First, assume that the pointwise minimum \(f_A\wedge f_B\) is a strength function of an operator \(C\in \textbf{B}_+(\mathcal {H})\). Then \(f_C\le f_A\) and \(f_C\le f_B\), so C is a lower bound for A and B. On the other hand if \(D\in \textbf{B}_+(\mathcal {H})\) satisfies \(D\le A\) and \(D\le B\), then \(f_D\le f_A\) and \(f_D\le f_B\), and thus \(f_D\le f_A\wedge f_B=f_C\), so \(D\le C\). This shows that \(A\wedge _L B\) exists and equals to C.

Next, assume that \(A\wedge _L B\) exists. As in the previous section, first we have to calculate the range of \((A\wedge _L B)^{1/2}\). Since \(A\wedge _L B\le A\), we have \(\textrm{ran}(A\wedge _L B)^{1/2}\subseteq \textrm{ran}A^{1/2}\), and similarly, \(\textrm{ran}(A\wedge _L B)^{1/2}\subseteq \textrm{ran}B^{1/2}\). On the other hand, \(A:B\le A\) and \(A:B\le B\), and thus \(A:B\le A\wedge _L B\). Again, using that \(\textrm{ran}(A:B)^{1/2}=\textrm{ran}A^{1/2}\cap \textrm{ran}B^{1/2}\), we conclude that \(\textrm{ran}(A\wedge _L B)^{1/2}=\textrm{ran}A^{1/2}\cap \textrm{ran}B^{1/2}\), which implies by (3.1) that \(f_{A\wedge _L B}(x)=0\) if \(x\notin \mathcal {R}_{A,B}\). We also know by Ando’s theorem that the existence of \(A\wedge _L B\) implies that \([B]A\le [A]B\) or \([A]B\le [B]A\). By symmetry, we can assume that \([B]A\le [A]B\). In this case \(A\wedge _L B=[B]A\), which means two things: (1) \(f_{[B]A}\) vanishes outside \(\mathcal {R}_{A,B}\) (because \(f_{A\wedge _L B}\) vanishes), and (2) \(f_{A\wedge _L B}=f_{[B]A}\) on \(\mathcal {R}_{A,B}\). But we know from Theorem 2 that if \(x\in \mathcal {R}_{A,B}\) then \(f_{[B]A}(x)=f_A(x)\). And similarly, \(f_{[A]B}(x)=f_B(x)\). So we have that \(f_A(x)=f_{[B]A}(x)\le f_{[A]B}(x)=f_B(x)\) on \(\mathcal {R}_{A,B}\). Furthermore, if \(x\notin \mathcal {R}_{A,B}\) then at least one of \(f_A\) and \(f_B\) vanishes, so \(\min \{f_A(x),f_B(x)\}=0\). Putting these observations together we conclude that if \(A\wedge _L B\) exists, then the pointwise minimum of \(f_A\) and \(f_B\) is a strength function, and \(f_A\wedge f_B=f_{[B]A}\wedge f_{[A]B}=f_{A\wedge _L B}\). Furthermore, in this case \(f_{A\wedge _{L} B}=f_A\cdot \mathbbm {1}_{\mathcal {R}_{A,B}}\). This completes the proof.

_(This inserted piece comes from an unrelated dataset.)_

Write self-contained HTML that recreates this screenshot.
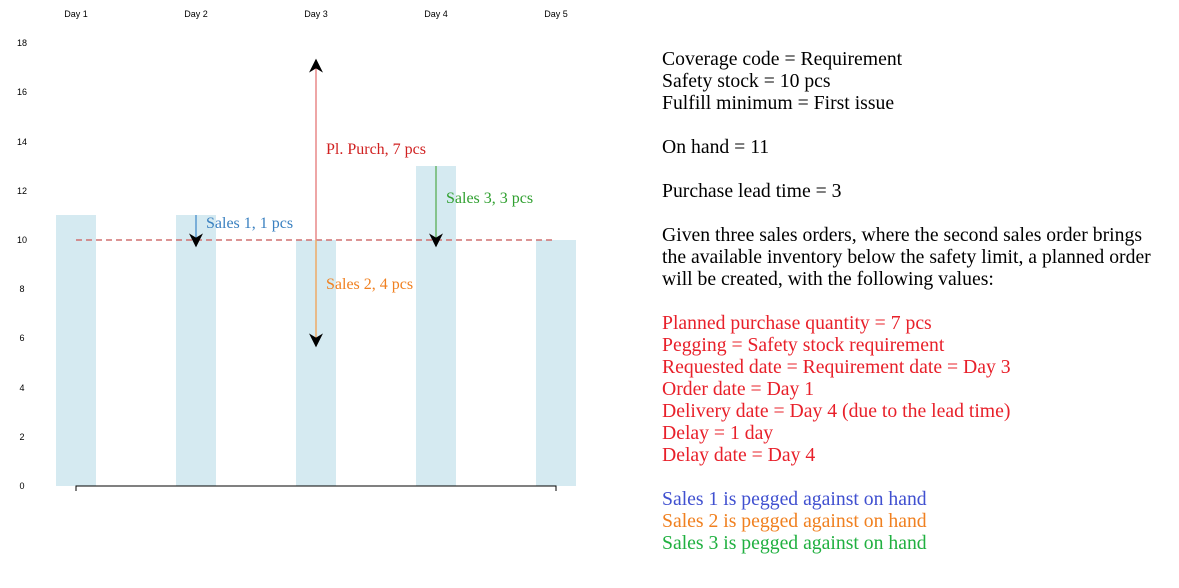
<!DOCTYPE html>
<html><head><meta charset="utf-8"><style>
html,body{margin:0;padding:0;background:#fff;width:1179px;height:588px;overflow:hidden}
.t{position:absolute;left:662px;top:48px;font-family:"Liberation Serif",serif;font-size:19.7px;line-height:22px;color:#000;white-space:pre}
</style></head><body>
<svg width="1179" height="588" style="position:absolute;left:0;top:0">
<defs>
<marker id="ah" viewBox="0 0 10 10" refX="9" refY="5" markerWidth="14" markerHeight="14" markerUnits="userSpaceOnUse" orient="auto">
<path d="M0,0 L10,5 L0,10 L3,5 z" fill="#000"/></marker>
</defs>
<g font-family="Liberation Sans, sans-serif" font-size="9" fill="#000" text-anchor="middle">
<text x="76" y="17">Day 1</text><text x="196" y="17">Day 2</text><text x="316" y="17">Day 3</text><text x="436" y="17">Day 4</text><text x="556" y="17">Day 5</text>
</g>
<g font-family="Liberation Sans, sans-serif" font-size="9" fill="#000" text-anchor="middle">
<text x="22" y="46">18</text><text x="22" y="95">16</text><text x="22" y="145">14</text><text x="22" y="194">12</text><text x="22" y="243">10</text><text x="22" y="292">8</text><text x="22" y="341">6</text><text x="22" y="391">4</text><text x="22" y="440">2</text><text x="22" y="489">0</text>
</g>
<g fill="#d5eaf1">
<rect x="56" y="215" width="40" height="271"/>
<rect x="176" y="215" width="40" height="271"/>
<rect x="296" y="240" width="40" height="246"/>
<rect x="416" y="166" width="40" height="320"/>
<rect x="536" y="240" width="40" height="246"/>
</g>
<path d="M76,491 V486 H556 V491" fill="none" stroke="#000" stroke-width="1"/>
<line x1="76" y1="240" x2="556" y2="240" stroke="#d07070" stroke-width="1.5" stroke-dasharray="6,4"/>
<line x1="196" y1="215" x2="196" y2="246" stroke="#5a9bd0" stroke-width="1.5" marker-end="url(#ah)"/>
<line x1="316" y1="240" x2="316" y2="60" stroke="#e88888" stroke-width="1.5" marker-end="url(#ah)"/>
<line x1="316" y1="240" x2="316" y2="346" stroke="#efaa66" stroke-width="1.5" marker-end="url(#ah)"/>
<line x1="436" y1="166" x2="436" y2="246" stroke="#6ab66a" stroke-width="1.5" marker-end="url(#ah)"/>
<g font-family="Liberation Serif, serif" font-size="16">
<text x="206" y="228" fill="#3a80c0">Sales 1, 1 pcs</text>
<text x="326" y="154" fill="#d02020">Pl. Purch, 7 pcs</text>
<text x="326" y="289" fill="#f08020">Sales 2, 4 pcs</text>
<text x="446" y="203" fill="#30a030">Sales 3, 3 pcs</text>
</g>
</svg>
<div class="t">Coverage code = Requirement
Safety stock = 10 pcs
Fulfill minimum = First issue

On hand = 11

Purchase lead time = 3

Given three sales orders, where the second sales order brings
the available inventory below the safety limit, a planned order
will be created, with the following values:

<span style="color:#e8202a">Planned purchase quantity = 7 pcs
Pegging = Safety stock requirement
Requested date = Requirement date = Day 3
Order date = Day 1
Delivery date = Day 4 (due to the lead time)
Delay = 1 day
Delay date = Day 4</span>

<span style="color:#4050d0">Sales 1 is pegged against on hand</span>
<span style="color:#f08020">Sales 2 is pegged against on hand</span>
<span style="color:#20b040">Sales 3 is pegged against on hand</span></div>
</body></html>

For the sake of completeness, we end this paper by recalling Molnár’s result on the pointwise maximum of strength functions (see [15, Proposition 3]. Kadison proved that the supremum in the set of self-adjoint operators exists if and only if the operators in question are comparable. Notice that two positive operators have a supremum in \(\textbf{B}_+(\mathcal {H})\) if and only if they have a supremum in the set of self-adjoint operators. This implies that \(f_A \vee f_B\) is a strength function if and only if \(f_A\) and \(f_B\) are comparable. Indeed, if \(f_A\) and \(f_B\) are comparable then \(f_A\vee f_B\) is either \(f_A\) or \(f_B\). On the other hand, if \(f_A\vee f_B=f_C\) for some C, then \(f_A\le f=f_C\) and \(f_B\le f=f_C\), so C is a common upper bound. Now take any D such that \(A\le D\) and \(B\le D\). Then \(f_A\le f_D\) and \(f_B\le f_D\), and thus \(f_C=f_A\vee f_B\le f_D\). This implies that the supremum exists and thus \(A\le B\) or \(B\le A\), or equivalently, \(f_A\) and \(f_B\) are comparable.